The Overall Rental Market Outlook

It is also vital for investors to understand the macro trends in the rental space. Nationally, rental prices are experiencing a subtle softening, driven by a historically large wave of new multifamily apartment buildings that were started during the 2021-2022 building boom and are just now reaching completion. In certain Sunbelt metros, this influx of supply is forcing Class A luxury landlords to lower asking rents or offer significant "one month free" concessions to attract tenants. However, this is largely localized to specific sub-markets and asset classes (new luxury high-rises).

In the Midwest, and particularly in the single-family rental (SFR) space, demand remains incredibly robust. SFR properties are attractive because would-be homebuyers, priced out of purchasing due to the high rates, are opting to rent single-family homes to secure yards, space, and access to good school districts without the multi-decade commitment. For investors owning SFR assets in stable school districts, tenant retention should be your priority. A well-vetted, reliable tenant who respects the property is valuable. While a moderate 2% to 3% rent increase to offset rising property taxes and insurance is fair, forcing a vacancy by pushing for a massive 10% hike is counterproductive when turnover costs and vacancy loss will quickly exceed any theoretical gains.

The Bottom Line

Do not let overwhelming headline noise keep you paralyzed on the sidelines. Yes, mortgage rates are in the mid-6% range, and the national median price is demanding. But real estate is inherently hyper-local. A national headline about price drops in Seattle has zero bearing on a duplex investment in St. Louis.

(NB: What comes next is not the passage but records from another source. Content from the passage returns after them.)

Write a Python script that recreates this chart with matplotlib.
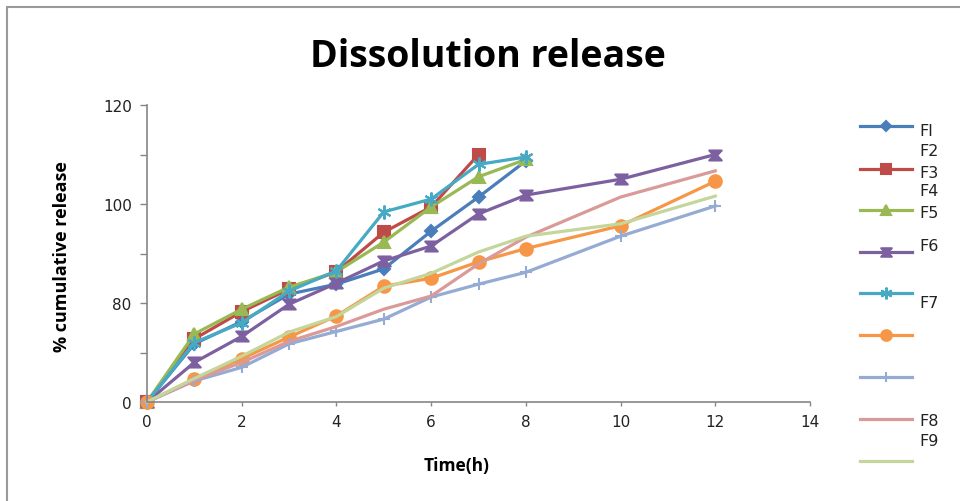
import numpy as np
import matplotlib
matplotlib.use('Agg')
import matplotlib.pyplot as plt
from matplotlib.lines import Line2D
from matplotlib.patches import Rectangle
from matplotlib.path import Path

# time points (h)
time = [0, 1, 2, 3, 4, 5, 6, 7, 8, 10, 12]

# % cumulative release
F1 = [0, 47, 65, 81.8, 83.8, 86.9, 94.5, 101.4, 108.7]
F2 = [0, 51, 73, 82.8, 86.3, 94.3, 99.4, 110]
F3 = [0, 55, 75, 83.2, 86.3, 92.3, 99.4, 105.5, 109]
F4 = [0, 32, 53, 79, 84, 88.5, 91.5, 98, 101.8, 105, 110]
F5 = [0, 48, 64, 82.4, 86.5, 98.4, 101, 108, 109.5]
F6 = [0, 18.6, 35, 52.5, 69.5, 83.4, 85, 88.3, 91, 95.6, 104.6]
F7 = [0, 17, 28, 47, 57, 67, 81.2, 83.8, 86.2, 93.5, 99.6]
F8 = [0, 17.5, 32, 49, 61, 75, 81.4, 87.9, 93.3, 101.4, 106.7]
F9 = [0, 19, 37, 56.5, 69, 83, 86, 90.3, 93.5, 96, 101.6]

series = [F1, F2, F3, F4, F5, F6, F7, F8, F9]
legend_text = [('Fl', 132), ('F2', 152), ('F3', 173), ('F4', 192), ('F5', 213),
               ('F6', 247), ('F7', 303), ('F8', 422), ('F9', 442)]

colors = ['#4A7EBB', '#BE4B48', '#98B954', '#7D60A0', '#46AAC5',
          '#F79646', '#95ABD3', '#D99A98', '#C3D69B']

# hourglass marker like the excel one
hourglass = Path([(-1, 0.8), (1, 0.8), (0.25, 0), (1, -0.8), (-1, -0.8), (-0.25, 0), (-1, 0.8)],
                 [1, 2, 2, 2, 2, 2, 79])
markers = ['D', 's', '^', hourglass, (6, 2, 0), 'o', '+', None, None]
msizes = [6, 8, 8, 9, 10, 9, 8, 0, 0]

# the y axis of the original is not linear: 0-80 squeezed into the first two ticks
yv = [0, 80, 100, 120]
yp = [0, 40, 80, 120]


def fwd(v):
    return np.interp(v, yv, yp)


def inv(u):
    return np.interp(u, yp, yv)


W, H = 960, 502
fig = plt.figure(figsize=(9.6, 5.02), dpi=100)
ax = fig.add_axes([147 / W, 1 - 403 / H, (810 - 147) / W, (403 - 106) / H])

for i in range(len(series)):
    y = series[i]
    ax.plot(time[:len(y)], y, color=colors[i], lw=2.3, marker=markers[i],
            ms=msizes[i], mec=colors[i], mew=1.5, clip_on=False)

ax.set_yscale('function', functions=(fwd, inv))
ax.set_xlim(0, 14)
ax.set_ylim(0, 120)
ax.set_xticks([0, 2, 4, 6, 8, 10, 12, 14])
ax.set_yticks([0, 40, 80, 90, 100, 110, 120])
ax.set_yticklabels(['0', '', '80', '', '100', '', '120'])
ax.tick_params(axis='both', labelsize=11, color='#868686', length=5, width=1,
               labelcolor='#222222')
ax.tick_params(axis='y', pad=6)
ax.tick_params(axis='x', pad=6, length=3)
for s in ['top', 'right']:
    ax.spines[s].set_visible(False)
for s in ['left', 'bottom']:
    ax.spines[s].set_color('#868686')
    ax.spines[s].set_linewidth(1.2)

ax.set_xlabel('Time(h)', fontsize=12.5, fontweight='bold', family='Open Sans')
ax.xaxis.set_label_coords((457 - 147) / (810 - 147), -(466 - 403) / (403 - 106))
ax.xaxis.label.set_va('center')
ax.set_ylabel('% cumulative release', fontsize=13, fontweight='bold', family='Open Sans')
ax.yaxis.set_label_coords(-(147 - 62) / (810 - 147), (403 - 257) / (403 - 106))
ax.yaxis.label.set_va('center')

fig.text(488 / W, 1 - 57 / H, 'Dissolution release', ha='center', va='center',
         fontsize=27, fontweight='bold', family='Open Sans')

# legend drawn by hand to keep the odd label placement
hy = [127, 170, 211, 253, 294, 336, 378, 420, 462]
for i in range(len(series)):
    yy = 1 - hy[i] / H
    ln = Line2D([860 / W, 886 / W, 912 / W], [yy, yy, yy], transform=fig.transFigure,
                color=colors[i], lw=2.3, marker=markers[i], ms=msizes[i] * 0.85,
                mec=colors[i], mew=1.5, markevery=[1])
    fig.add_artist(ln)
for txt, ty in legend_text:
    fig.text(919 / W, 1 - ty / H, txt, ha='left', va='center', fontsize=11.5,
             color='#222222')

# outer chart border
fig.add_artist(Rectangle((7 / W, -0.05), 1.1, 1.05 - 8 / H, transform=fig.transFigure,
                         fill=False, ec='#9a9a9a', lw=1.5))

fig.savefig('out.png', dpi=100)
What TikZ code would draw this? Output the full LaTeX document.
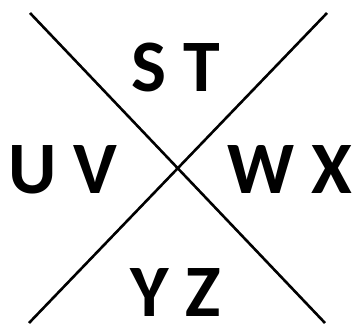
\documentclass[tikz,border=0pt]{standalone}
\usepackage{fontspec}
\setmainfont{Carlito}
\begin{document}
\begin{tikzpicture}[x=1pt,y=-1pt,
  lbl/.style={inner sep=0pt,anchor=base,font=\bfseries\fontsize{74}{74}\selectfont},
  xline/.style={line width=2.6pt,black}]
\useasboundingbox (0,0) rectangle (352,323);
\coordinate (tl) at (30,13);
\coordinate (br) at (325,323);
\coordinate (tr) at (327,13);
\coordinate (bl) at (29,323);
\draw[xline] (tl) -- (br);
\draw[xline] (tr) -- (bl);
\node[lbl] (st) at (175.5,92) {S T};
\node[lbl] (uv) at (62.5,193) {U V};
\node[lbl] (wx) at (290,193) {W X};
\node[lbl] (yz) at (175.5,316) {Y Z};
\end{tikzpicture}
\end{document}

The deals are absolutely out there right now, particularly if you focus on the stability and momentum building in the heartland. Success in July 2026 requires you to be tactical and data-driven. Rely on the numbers, not generic headlines. Understand how to negotiate for concessions, leverage creative financing, and focus on fundamental metrics like cash flow. Be prepared, be decisive, and make your move.